第28回 電子決済の安全性は?
ドイツと日本では現金払い主義がまだまだ根強いが、現金が支持されるのにはそれなりの理由がある。現金を使えば、電気がない環境でも、何よりサードパーティー(銀行、クレジットカード会社や電子決済等代行業者など、キャッシュレス決済を承認し、ユーザーの購買行動をのぞき見ることができる第三者)を介さずとも、すぐに支払うことができる。つまり、現金は個人データの保護に適しているのだ。
セブンペイで起きた不正アクセス
インターネットで買い物をする場合など、電子決済が便利な場面もある。とはいえ、こうした電子決済の安全性と信頼性について不信感を抱いている人も多いだろうし、その感覚はある意味正しいと言える。実際に、日本のセブン&アイは7月初めに「7pay(セブンペイ)」というスマホ決済サービスを開始したが、犯罪組織が1574ものアカウントに不正アクセスして合計約3240万円を盗み取ったため(7月16日時点)、開始から数日でサービスが停止された。

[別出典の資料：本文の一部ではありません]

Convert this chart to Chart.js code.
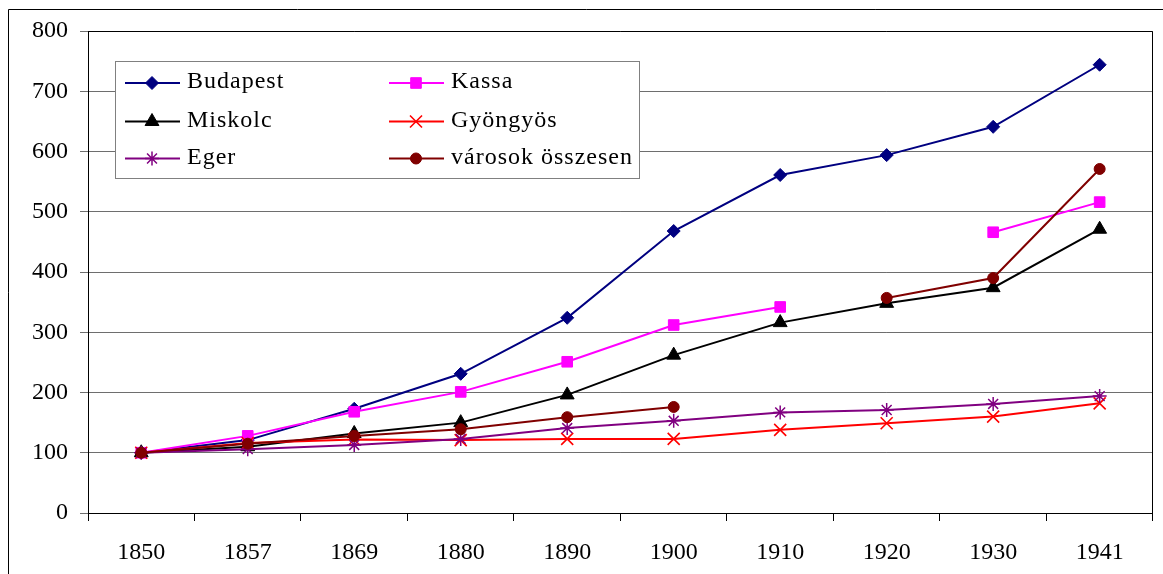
<!DOCTYPE html>
<html>
<head>
<meta charset="utf-8">
<script src="https://cdn.jsdelivr.net/npm/chart.js@4/dist/chart.umd.min.js"></script>
<style>
  body { margin: 0; background: #fff; }
  #wrap { width: 1163px; height: 574px; position: relative; }
</style>
</head>
<body>
<div id="wrap"><canvas id="cityChart" width="1163" height="574"></canvas></div>
<script>
// chart data
const years = ['1850', '1857', '1869', '1880', '1890', '1900', '1910', '1920', '1930', '1941'];
const budapest = [100, 121, 173, 231, 324, 468, 561, 594, 641, 744];
const kassa = [100, 128, 168, 201, 251, 312, 342, null, 466, 516];
const miskolc = [100, 110, 132, 150, 196, 262, 316, 348, 374, 471];
const gyongyos = [100, 116, 122, 121, 123, 123, 138, 149, 160, 182];
const eger = [100, 106, 113, 123, 141, 153, 167, 171, 181, 194];
const varosok = [100, 115, 128, 139, 159, 176, null, 357, 390, 571];
const yTicks = [0, 100, 200, 300, 400, 500, 600, 700, 800];

const series = [
  { label: 'Budapest', data: budapest, color: '#000080', style: 'rectRot', radius: 6.5, bw: 1 },
  { label: 'Miskolc', data: miskolc, color: '#000000', style: 'triangle', radius: 8, bw: 1 },
  { label: 'Eger', data: eger, color: '#800080', style: 'star', radius: 7, bw: 1.5 },
  { label: 'Kassa', data: kassa, color: '#ff00ff', style: 'rect', radius: 7.5, bw: 1 },
  { label: 'Gyöngyös', data: gyongyos, color: '#ff0000', style: 'crossRot', radius: 8.5, bw: 1.6 },
  { label: 'városok összesen', data: varosok, color: '#800000', style: 'circle', radius: 5.5, bw: 1 },
];
// excel draws the later series on top
const drawOrder = ['Budapest', 'Kassa', 'Miskolc', 'Gyöngyös', 'Eger', 'városok összesen'];

const FONT = '"Liberation Serif", "Times New Roman", serif';

// frame, plot border and the boxed legend
const framePlugin = {
  id: 'frame',
  beforeDraw(chart) {
    const ctx = chart.ctx;
    ctx.save();
    ctx.fillStyle = '#fff';
    ctx.fillRect(0, 0, chart.width, chart.height);
    ctx.strokeStyle = '#000';
    ctx.lineWidth = 1;
    ctx.beginPath();
    ctx.moveTo(8.5, chart.height + 2);
    ctx.lineTo(8.5, 9.5);
    ctx.lineTo(chart.width + 2, 9.5);
    ctx.stroke();
    ctx.restore();
  },
  afterDatasetsDraw(chart) {
    const ctx = chart.ctx;
    const a = chart.chartArea;
    ctx.save();
    ctx.strokeStyle = '#000';
    ctx.lineWidth = 1;
    ctx.beginPath();
    ctx.moveTo(Math.round(a.left) + 0.5, Math.round(a.top) + 0.5);
    ctx.lineTo(Math.round(a.right) - 0.5, Math.round(a.top) + 0.5);
    ctx.lineTo(Math.round(a.right) - 0.5, Math.round(a.bottom));
    ctx.stroke();

    // legend
    const box = { x: 115.5, y: 61.5, w: 524, h: 117 };
    ctx.fillStyle = '#fff';
    ctx.fillRect(box.x, box.y, box.w, box.h);
    ctx.strokeStyle = '#808080';
    ctx.strokeRect(box.x, box.y, box.w, box.h);

    const cols = [125, 389];
    const rows = [83, 121.5, 158.5];
    ctx.font = '24px ' + FONT;
    ctx.textBaseline = 'middle';
    ctx.textAlign = 'left';
    if ('letterSpacing' in ctx) ctx.letterSpacing = '1px';
    series.forEach((s, i) => {
      const x0 = cols[Math.floor(i / 3)];
      const y0 = rows[i % 3];
      ctx.strokeStyle = s.color;
      ctx.lineWidth = 2;
      ctx.beginPath();
      ctx.moveTo(x0, y0);
      ctx.lineTo(x0 + 55, y0);
      ctx.stroke();
      ctx.fillStyle = s.color;
      ctx.lineWidth = s.bw;
      Chart.helpers.drawPoint(ctx, { pointStyle: s.style, radius: s.radius, borderWidth: s.bw, rotation: 0 }, x0 + 27, y0);
      ctx.fillStyle = '#000';
      ctx.fillText(s.label, x0 + 62, y0 - 1);
    });
    ctx.restore();
  }
};

new Chart(document.getElementById('cityChart'), {
  type: 'line',
  data: {
    labels: years,
    datasets: series.map((s) => ({
      label: s.label,
      data: s.data,
      borderColor: s.color,
      backgroundColor: s.color,
      borderWidth: 2,
      pointStyle: s.style,
      pointRadius: s.radius,
      pointHoverRadius: s.radius,
      pointBorderWidth: s.bw,
      pointBackgroundColor: s.color,
      pointBorderColor: s.color,
      spanGaps: false,
      tension: 0,
      order: drawOrder.length - 1 - drawOrder.indexOf(s.label),
    })),
  },
  options: {
    responsive: false,
    animation: false,
    layout: { padding: { left: 0, top: 31, right: 10, bottom: 0 } },
    plugins: {
      legend: { display: false },
      tooltip: { enabled: false },
    },
    scales: {
      x: {
        offset: true,
        afterFit: (scale) => { scale.height = 61; },
        grid: {
          offset: true,
          drawOnChartArea: false,
          drawTicks: true,
          tickLength: 8,
          tickColor: '#000',
        },
        border: { color: '#000', width: 1 },
        ticks: {
          color: '#000',
          font: { family: FONT, size: 24 },
          padding: 17,
          maxRotation: 0,
        },
      },
      y: {
        min: 0,
        max: 800,
        afterFit: (scale) => { scale.width = 88; },
        afterBuildTicks: (scale) => { scale.ticks = yTicks.map((v) => ({ value: v })); },
        grid: {
          color: (c) => (c.tick && c.tick.value === 0 ? '#000' : '#6e6e6e'),
          tickColor: '#6e6e6e',
          tickLength: 8,
          lineWidth: 1,
        },
        border: { color: '#000', width: 1 },
        ticks: {
          color: '#000',
          font: { family: FONT, size: 24 },
          padding: 12,
          stepSize: 100,
        },
      },
    },
  },
  plugins: [framePlugin],
});
</script>
</body>
</html>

このケースでは、ITの専門知識がない人でも他人のアカウントにアクセスできるほどセキュリティが甘く、さらに「パスワードの再設定」という機能を使って他ユーザーのパスワードをリセットし、任意のメールアドレスにパスワード再設定のメールを送信することもできた。セブン&アイは、被害額は返金すると発表したが、被害に遭ったユーザーは個人データも侵害されており、その損害は金銭的な損失だけにとどまらない。セブン&アイが顧客の信頼を回復するのは容易ではないだろう。
新しいサービスはひとまず様子見を
ドイツでは、EU一般データ保護規則(GDPR)に従って、決済サービスを提供するためには必ず「データ保護影響評価(Data Protection Impact Assessment:DPIA)」を行う必要がある。このような決済サービスを導入する企業はそのリスクや問題について、情報を管理・監督するデータ保護オフィサー(DPO)に相談しなければならない。遅くともこの過程において、セブンペイのような重大なセキュリティホールは発見されるはずなので、今回のようなデータ侵害はまず起こらないと考えていいだろう。
いずれにせよ、新しい決済サービスについては、そのサービスが「初期不良」を克服して市場に定着するまで、しばらく様子を見ることをおすすめする。また、リスク分散のために複数のメールアドレスを持っておくのも一案。これは、実際にメールアドレスの1つが流出してしまった場合に非常に有効だ。